本当にいつ落ち着くのか全くわかりませんし、いつ行けるようになるのかもわかりません。
はやく、SARSが完全に落ち着くように、そしてみんな無事でありますようにと願っています。

また、私もkanaさんと同じく、今さらながら北京のガイドブックを丹念に見ております。ここは、こんなところにあったんやあ、とか、こんな歴史ある場所やったんかと、もっと調べていけばよかったとつくづく思ってます。
そして、今、北京が舞台の小説をガイドブックをみながら読んで楽しんでおります。
北京の地理もおぼろげながらわかるのでね。
それと、北京で買った品物、とくにセミハードケースですが、1月25日の発表会の時に、あわててチャックを閉めたらベリッと破れて、チャックの部分にそって中の赤い布が見えてしまって、ああ、やっぱり中国製だわとがっかりしました。
(もちろん、ボンドで貼って今も使ってます)
かわいい鞄は二胡のレッスンバッグとして冬の間中おおいに活用しました。
また、北京へ行くことがあれば、絶対に絶対に、計画をきちんとたてて、おいしいものを食べまくり、雑貨を買い、チャイナをつくり、観光をして・・・、したいことがいっぱい。

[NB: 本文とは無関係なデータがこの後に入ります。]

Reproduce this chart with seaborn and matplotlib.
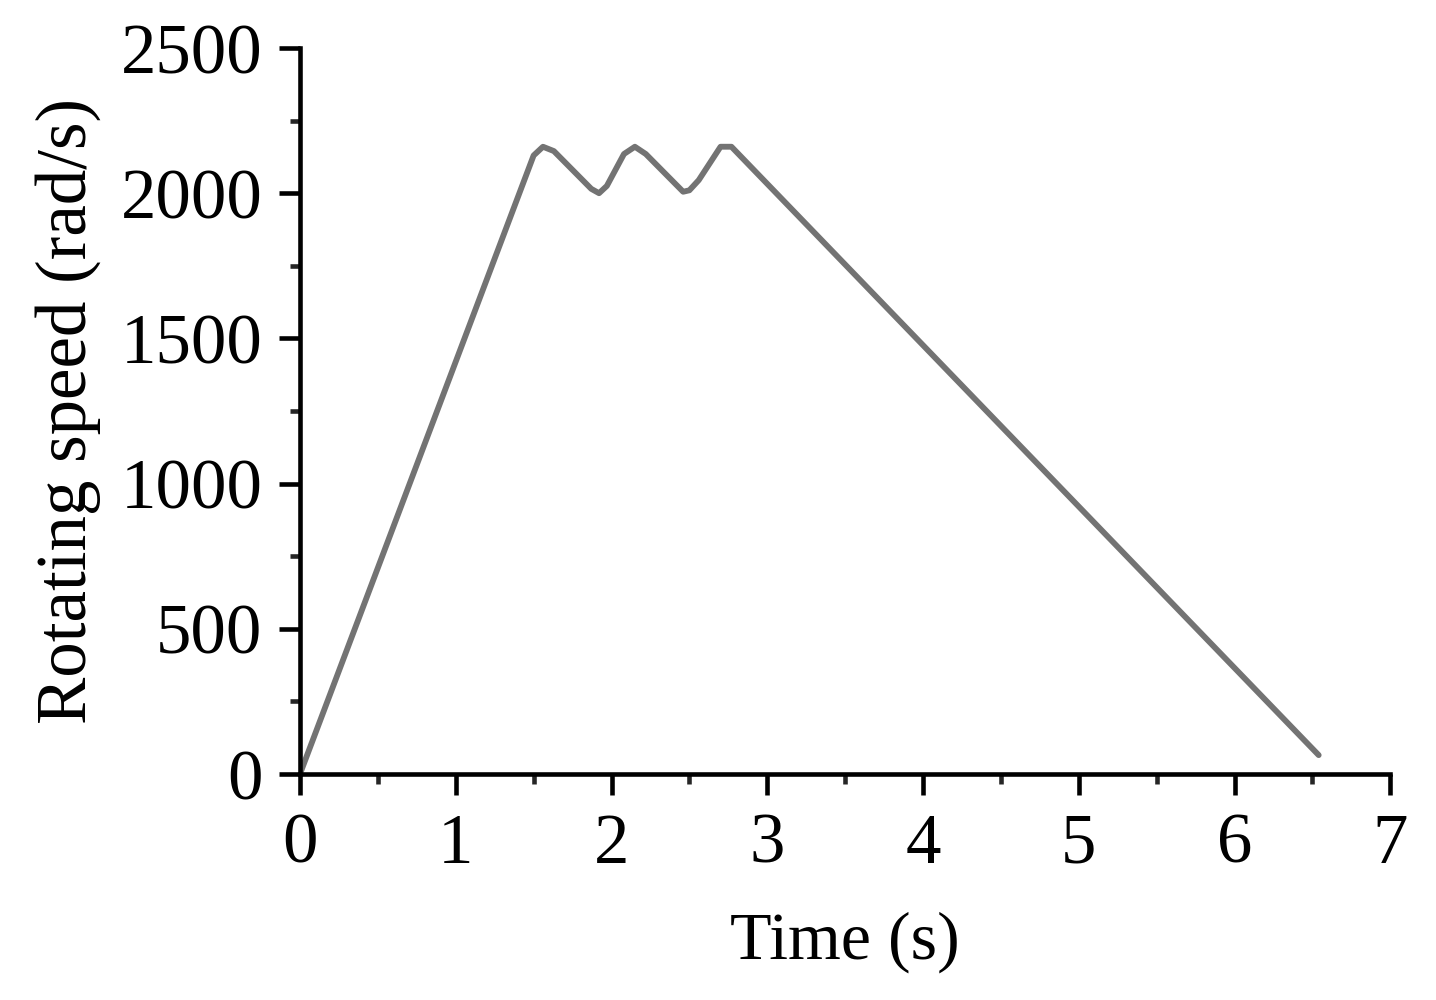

今回の私達の旅は本当に楽しく大満足で、どちらかというと遊び色のほうが強かったです。北京に行って二胡のレッスンを受けたら何かが変わる、音色が変わるという話を聞いていましたが、やはり楽しいだけのレッスンでは何かが変わるはずもなく、ましてや音色がかわるはずもありません。
中国の老師とのレッスンに対する考え方のギャップなどはあまり感じることもなく、レッスンも楽しかったという感想しかなかったので、今後の二胡における自分の方向性なども何も見いだすことができませんでした。
(レッスンを受ける心がまえが、まずできてなかった。)
その点では心残りのある旅になってしまいましたが、北京に行ったおかげで、個人レッスンを今も続けることができているのが、一番の収穫かもしれません。
今は、一年前の自分が、想像だにしなかったレベルの曲を練習しているので、この北京への旅が、私の二胡人生のひとつの転機となったと思っています。
来年は、今の自分が全然想像できないレベルの曲をもっともっと弾けているように、今後も二胡の練習に励みたいと思います。

最後に、このような機会を与えていただいたkanaさん、ありがとうございました。
何年経っても忘れることなく、取り出しては、にへらと笑うことができます。